D. R. Haney, in this article (, quotes Tennessee Williams as having said, "...we couldn’t conceive that an ambulatory bowl of rich vanilla ice cream needed to think or to grow a mind. Marilyn sought and developed her identity as a sex symbol; she wiggled and cooed for the camera, but, incapable of satisfaction or understanding, she fought this image, so she would read Joyce and Schopenhauer and Woolf and Jung. Of course she understood none of it, because there was no fertile ground in which any of this could take hold: You can throw a multitude of seeds into the desert sands, but there will never be fruitage."

Tennessee Williams, while a great playwright, was also a bitch.

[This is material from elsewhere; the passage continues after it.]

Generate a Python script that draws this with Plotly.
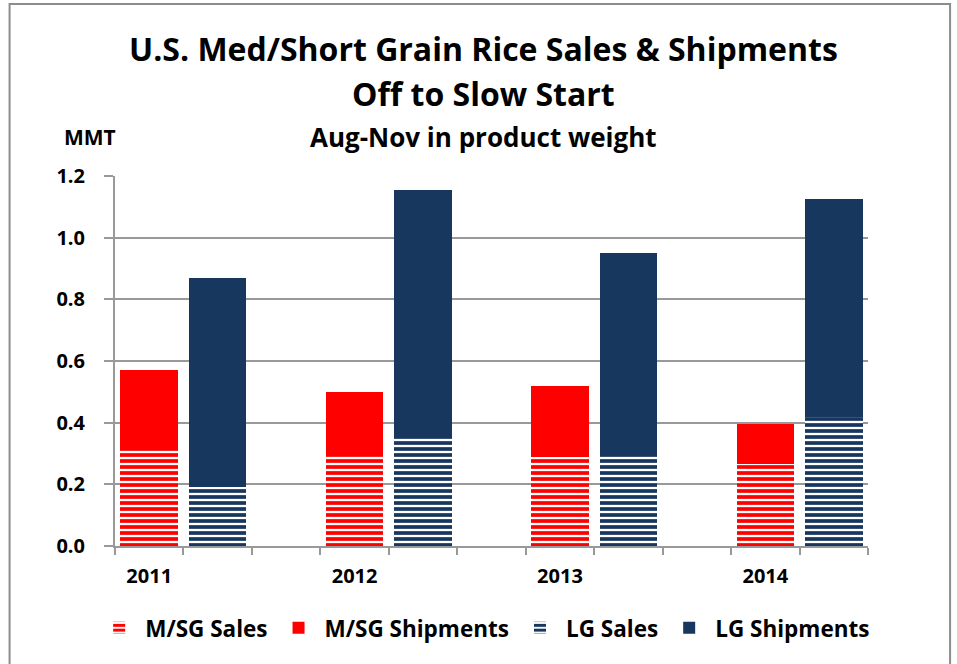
import plotly.graph_objects as go

years = ["2011", "2012", "2013", "2014"]
msg_sales = [0.31, 0.295, 0.29, 0.265]
msg_ship = [0.26, 0.205, 0.23, 0.13]
lg_sales = [0.19, 0.355, 0.295, 0.42]
lg_ship = [0.68, 0.80, 0.655, 0.705]

# category slots: M/SG bar (labelled with year), LG bar, gap
msg_cats = years
lg_cats = [" " * (2 * i + 1) for i in range(4)]
gap_cats = [" " * (2 * i + 2) for i in range(3)]
all_cats = []
for i in range(4):
    all_cats += [msg_cats[i], lg_cats[i]]
    if i < 3:
        all_cats.append(gap_cats[i])

RED = "#FF0000"
NAVY = "#17375E"
FONT = "Open Sans"
GRID = "#999999"

fig = go.Figure()
fig.add_trace(go.Bar(
    name="M/SG Sales", x=msg_cats, y=msg_sales,
    marker=dict(color=RED, line=dict(width=0),
                pattern=dict(shape="-", fillmode="replace", fgcolor=RED,
                             bgcolor="white", size=6, solidity=0.62)),
))
fig.add_trace(go.Bar(
    name="M/SG Shipments", x=msg_cats, y=msg_ship,
    marker=dict(color=RED, line=dict(width=0)),
))
fig.add_trace(go.Bar(
    name="LG Sales", x=lg_cats, y=lg_sales,
    marker=dict(color=NAVY, line=dict(width=0),
                pattern=dict(shape="-", fillmode="replace", fgcolor=NAVY,
                             bgcolor="white", size=6, solidity=0.62)),
))
fig.add_trace(go.Bar(
    name="LG Shipments", x=lg_cats, y=lg_ship,
    marker=dict(color=NAVY, line=dict(width=0)),
))

fig.update_layout(
    width=957, height=664,
    barmode="stack", bargap=0.16,
    plot_bgcolor="white", paper_bgcolor="white",
    margin=dict(l=115, r=89, t=176, b=118),
    font=dict(family=FONT, color="black"),
    showlegend=True,
    legend=dict(orientation="h", x=-0.029, y=-0.222, xanchor="left", yanchor="middle",
                traceorder="normal",
                font=dict(family=FONT, size=22.5, color="black", weight="bold"),
                itemwidth=42),
    annotations=[
        dict(text="<b>U.S. Med/Short Grain Rice Sales & Shipments</b>", xref="paper", yref="paper",
             x=0.489, y=1.345, showarrow=False, font=dict(size=32, family=FONT), xanchor="center", yanchor="middle"),
        dict(text="<b>Off to Slow Start</b>", xref="paper", yref="paper",
             x=0.489, y=1.224, showarrow=False, font=dict(size=32, family=FONT), xanchor="center", yanchor="middle"),
        dict(text="<b>Aug-Nov in product weight</b>", xref="paper", yref="paper",
             x=0.49, y=1.105, showarrow=False, font=dict(size=26, family=FONT), xanchor="center", yanchor="middle"),
        dict(text="<b>MMT</b>", xref="paper", yref="paper",
             x=-0.033, y=1.105, showarrow=False, font=dict(size=21, family=FONT), xanchor="center", yanchor="middle"),
    ],
    shapes=[dict(type="rect", xref="paper", yref="paper",
                 x0=-0.140, x1=1.109, y0=-0.35, y1=1.465,
                 line=dict(color="#8c8c8c", width=2), fillcolor="rgba(0,0,0,0)", layer="below")],
)
fig.update_xaxes(
    type="category", categoryorder="array", categoryarray=all_cats,
    tickson="boundaries", ticks="outside", ticklen=7, tickcolor=GRID, tickwidth=2,
    showline=True, linecolor=GRID, linewidth=2, showgrid=False,
    ticklabelstandoff=11,
    tickfont=dict(size=20, family=FONT, color="black", weight="bold"),
)
fig.update_yaxes(
    range=[0, 1.2], dtick=0.2, tickformat=".1f",
    showgrid=True, gridcolor=GRID, gridwidth=2,
    ticks="outside", ticklen=9, tickcolor=GRID, tickwidth=2,
    showline=True, linecolor=GRID, linewidth=2, zeroline=False,
    ticklabelstandoff=15,
    tickfont=dict(size=20, family=FONT, color="black", weight="bold"),
)

fig.write_html("out.html", config={"displayModeBar": False},
               post_script="document.body.style.margin='0';")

He had little to no respect for women's intellect.

*slaps Tennessee Williams through the space-time continuum*

Camille said...

She was so classy and I love her quotes!

Sharon Martin said...

So love your Marilyn pics !!

Shah Wharton said...

The recent movie was very interesting. I adore this woman - she was ahead of her time and oozed sex and charm.

Erin O'Riordan said...

I haven't seen that Michele Williams movie yet, but I'm certain it's somewhere on my Netflix DVD queue.

Brit @ Confessions of a PinAholic said...

Love your pins. Can't believe it's been 50 years! She was a beautiful woman!